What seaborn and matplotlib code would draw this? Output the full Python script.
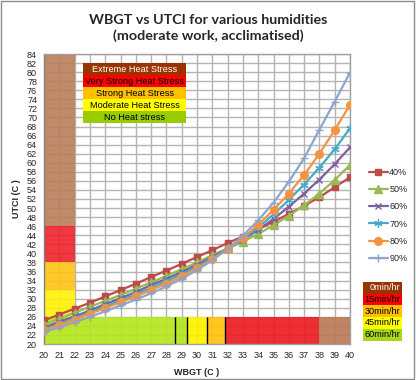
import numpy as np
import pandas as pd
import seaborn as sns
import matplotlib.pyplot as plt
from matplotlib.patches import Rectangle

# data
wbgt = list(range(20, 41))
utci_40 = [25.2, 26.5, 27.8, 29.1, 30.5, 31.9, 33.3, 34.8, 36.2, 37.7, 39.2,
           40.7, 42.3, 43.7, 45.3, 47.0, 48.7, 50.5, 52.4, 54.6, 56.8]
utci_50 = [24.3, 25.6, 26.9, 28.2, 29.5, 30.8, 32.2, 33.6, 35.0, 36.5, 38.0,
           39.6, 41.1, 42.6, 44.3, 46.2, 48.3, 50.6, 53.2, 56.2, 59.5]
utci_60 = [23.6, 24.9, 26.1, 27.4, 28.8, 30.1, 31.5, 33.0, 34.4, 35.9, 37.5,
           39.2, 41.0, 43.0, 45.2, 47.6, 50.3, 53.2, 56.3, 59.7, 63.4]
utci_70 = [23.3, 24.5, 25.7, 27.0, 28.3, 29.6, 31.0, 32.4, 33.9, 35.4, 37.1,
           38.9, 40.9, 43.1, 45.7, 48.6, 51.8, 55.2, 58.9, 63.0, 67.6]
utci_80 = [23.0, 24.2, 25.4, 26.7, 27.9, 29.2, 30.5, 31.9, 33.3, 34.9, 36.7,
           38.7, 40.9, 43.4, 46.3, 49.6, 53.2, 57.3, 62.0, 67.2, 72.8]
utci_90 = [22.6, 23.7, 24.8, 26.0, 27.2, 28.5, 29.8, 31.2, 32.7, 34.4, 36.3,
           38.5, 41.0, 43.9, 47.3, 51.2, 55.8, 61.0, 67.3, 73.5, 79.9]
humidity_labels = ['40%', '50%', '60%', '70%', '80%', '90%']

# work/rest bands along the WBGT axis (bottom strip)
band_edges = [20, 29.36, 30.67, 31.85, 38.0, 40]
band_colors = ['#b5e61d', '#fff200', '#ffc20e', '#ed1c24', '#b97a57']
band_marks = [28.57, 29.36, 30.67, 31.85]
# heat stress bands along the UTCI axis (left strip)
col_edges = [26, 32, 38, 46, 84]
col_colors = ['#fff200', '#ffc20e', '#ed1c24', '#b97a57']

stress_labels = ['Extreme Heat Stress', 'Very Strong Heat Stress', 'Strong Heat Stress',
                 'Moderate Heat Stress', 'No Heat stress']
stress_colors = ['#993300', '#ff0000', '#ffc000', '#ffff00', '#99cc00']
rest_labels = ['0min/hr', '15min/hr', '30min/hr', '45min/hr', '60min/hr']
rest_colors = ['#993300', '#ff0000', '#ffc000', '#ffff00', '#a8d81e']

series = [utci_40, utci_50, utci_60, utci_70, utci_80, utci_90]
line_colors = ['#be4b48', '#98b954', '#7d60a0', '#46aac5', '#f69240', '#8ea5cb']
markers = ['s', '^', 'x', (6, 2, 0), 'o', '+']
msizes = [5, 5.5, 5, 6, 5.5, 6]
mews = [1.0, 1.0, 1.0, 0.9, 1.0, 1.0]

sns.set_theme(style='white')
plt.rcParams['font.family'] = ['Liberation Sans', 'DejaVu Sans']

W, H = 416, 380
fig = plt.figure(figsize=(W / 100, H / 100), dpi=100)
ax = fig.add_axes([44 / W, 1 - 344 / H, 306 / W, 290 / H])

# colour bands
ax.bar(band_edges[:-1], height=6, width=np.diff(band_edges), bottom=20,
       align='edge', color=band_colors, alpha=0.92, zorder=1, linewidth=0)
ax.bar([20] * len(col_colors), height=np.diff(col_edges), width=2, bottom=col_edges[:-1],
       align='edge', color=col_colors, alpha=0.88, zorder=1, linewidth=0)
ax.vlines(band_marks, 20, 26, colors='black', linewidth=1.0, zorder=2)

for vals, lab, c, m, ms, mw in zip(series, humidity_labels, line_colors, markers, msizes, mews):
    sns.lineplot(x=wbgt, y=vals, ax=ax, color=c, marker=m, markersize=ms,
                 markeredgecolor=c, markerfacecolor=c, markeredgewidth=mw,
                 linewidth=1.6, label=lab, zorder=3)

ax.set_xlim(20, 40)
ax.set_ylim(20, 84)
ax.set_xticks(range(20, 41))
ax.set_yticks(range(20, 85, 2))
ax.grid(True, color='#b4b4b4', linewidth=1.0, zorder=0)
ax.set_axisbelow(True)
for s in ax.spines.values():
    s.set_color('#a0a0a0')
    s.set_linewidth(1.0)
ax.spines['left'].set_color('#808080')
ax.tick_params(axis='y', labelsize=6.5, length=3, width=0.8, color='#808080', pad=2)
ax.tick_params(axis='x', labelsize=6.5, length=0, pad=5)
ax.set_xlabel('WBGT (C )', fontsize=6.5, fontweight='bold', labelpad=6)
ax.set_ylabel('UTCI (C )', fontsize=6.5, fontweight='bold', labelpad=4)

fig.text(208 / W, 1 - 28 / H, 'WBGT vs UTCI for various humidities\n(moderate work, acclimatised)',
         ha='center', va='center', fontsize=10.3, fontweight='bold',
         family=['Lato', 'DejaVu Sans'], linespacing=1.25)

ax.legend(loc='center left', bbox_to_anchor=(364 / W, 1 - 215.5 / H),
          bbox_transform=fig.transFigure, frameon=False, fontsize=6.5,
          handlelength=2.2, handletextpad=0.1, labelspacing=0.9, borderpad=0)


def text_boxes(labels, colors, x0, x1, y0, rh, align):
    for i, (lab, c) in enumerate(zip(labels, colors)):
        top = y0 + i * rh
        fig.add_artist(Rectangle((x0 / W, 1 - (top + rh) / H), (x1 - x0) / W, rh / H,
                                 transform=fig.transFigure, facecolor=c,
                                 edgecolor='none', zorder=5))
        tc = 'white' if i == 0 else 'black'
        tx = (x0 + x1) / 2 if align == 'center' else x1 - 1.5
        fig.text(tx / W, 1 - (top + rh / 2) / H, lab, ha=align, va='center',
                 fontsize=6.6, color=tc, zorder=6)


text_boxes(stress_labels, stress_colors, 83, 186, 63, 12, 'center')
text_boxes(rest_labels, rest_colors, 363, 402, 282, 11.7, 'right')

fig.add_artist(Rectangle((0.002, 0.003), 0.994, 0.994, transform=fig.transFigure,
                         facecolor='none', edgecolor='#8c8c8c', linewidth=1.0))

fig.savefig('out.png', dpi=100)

● ● ● ●

WHAT YOU HAVE TO DO> Write down every line from the opening of the listing to the line with "from matplotlib.patches import Rectangle", both included, and nothing else; the pictures are omitted.

THE RESULT>
What seaborn and matplotlib code would draw this? Output the full Python script.
import numpy as np
import pandas as pd
import seaborn as sns
import matplotlib.pyplot as plt
from matplotlib.patches import Rectangle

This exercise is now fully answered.